Commonwealth Bank of Australia (ASX: CBA) has reported a strong financial performance for the first half of FY25, despite ongoing economic headwinds. The bank’s results highlight its disciplined approach to operational execution, a robust balance sheet, and continued investment in technology and customer support initiatives.
Financial Performance
CBA delivered a statutory net profit after tax (NPAT) of $5.14 billion, up 6% on the prior corresponding period (1H24), while cash NPAT came in at $5.13 billion, marking a 2% increase. The results were supported by volume growth across core businesses and a lower loan impairment expense, although higher operating costs—driven by inflation and strategic investments—acted as a partial offset.
Pre-provision profit rose 1% to $7.73 billion, reflecting solid operational performance across CBA’s various business lines. The bank maintained a stable net interest margin (NIM) at 2.08%, excluding the impact of lower liquidity and pooled facilities.
Capital Management and Shareholder Returns
CBA declared an interim dividend of $2.25 per share, fully franked, representing a 5% increase on 1H24. This equates to a payout ratio of 73% of cash NPAT (or approximately 75% when normalizing for long-run loss rates). The bank’s Dividend Reinvestment Plan (DRP) remains in place, with share purchases expected to be satisfied on-market.
CBA also continued its capital return program, completing $300 million of its previously announced $1 billion on-market share buyback. The remaining $700 million is expected to reduce the bank’s Common Equity Tier 1 (CET1) capital ratio by approximately 15 basis points. Even with these distributions, CBA’s CET1 capital ratio stood at a strong 12.2%, well above the regulatory minimum of 10.25%.
Return on equity (ROE) increased to 13.7%, driven by higher profits and capital management initiatives. Since FY22, CBA’s ongoing buybacks have contributed approximately 77 cents per share in additional dividends.
Cost and Investment Strategy
Operating expenses rose 6% year-on-year to $6.37 billion, reflecting higher staff costs due to inflation and two additional working days. CBA also ramped up investment spending to $1.1 billion—an 11% increase on 1H24—to accelerate technology infrastructure upgrades, enhance Gen AI capabilities, and bolster data security. While these costs weighed on margins, productivity initiatives helped partially offset the impact.

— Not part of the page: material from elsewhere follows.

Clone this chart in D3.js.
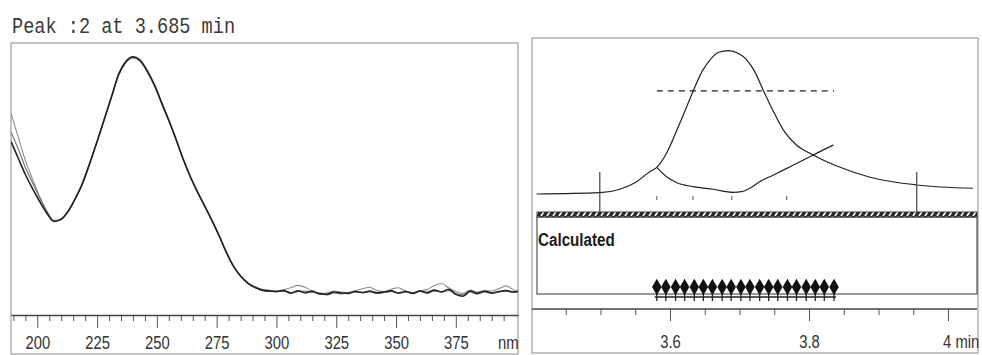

Credit Quality and Funding Position
CBA reported a loan impairment expense of $320 million, translating to a loan loss rate of 7 basis points. This represents a 23% decrease compared to 1H24, supported by disciplined credit underwriting, rising house prices, and lower expected losses in consumer finance. Home loan customers remain largely ahead of scheduled repayments, and provision coverage remains strong at 1.62% of credit risk-weighted assets, providing a $2.4 billion buffer against expected losses under CBA’s central economic scenario.
On the funding side, the bank maintained a stable deposit funding ratio of 77%, with customer deposits continuing to be the most reliable funding source. Long-term wholesale funding accounted for 68% of total wholesale funding, with an average maturity of 5.1 years, ensuring a conservatively positioned funding base. Liquidity and funding ratios remained well above regulatory requirements, with a net stable funding ratio (NSFR) of 116% and a liquidity coverage ratio (LCR) of 127%.
Economic Outlook
CBA acknowledged the challenging macroeconomic environment, with slowing economic growth, persistent cost-of-living pressures, and weak private sector expansion. Younger consumers, in particular, are feeling the strain, while immigration levels are beginning to moderate. Geopolitical uncertainties also continue to weigh on the broader outlook.
However, the bank sees reasons for optimism. Underlying inflation is moderating toward target levels, and CBA expects Australia to follow global trends with an easing cycle beginning in 2025. A resilient labor market and ongoing public sector infrastructure investment should also provide support to the domestic economy.
Looking ahead, CBA remains focused on supporting customers, investing in its franchise, and navigating economic cycles with a disciplined and strategic approach. With a strong balance sheet and a commitment to digital innovation, the bank is well-positioned to continue delivering sustainable returns for shareholders.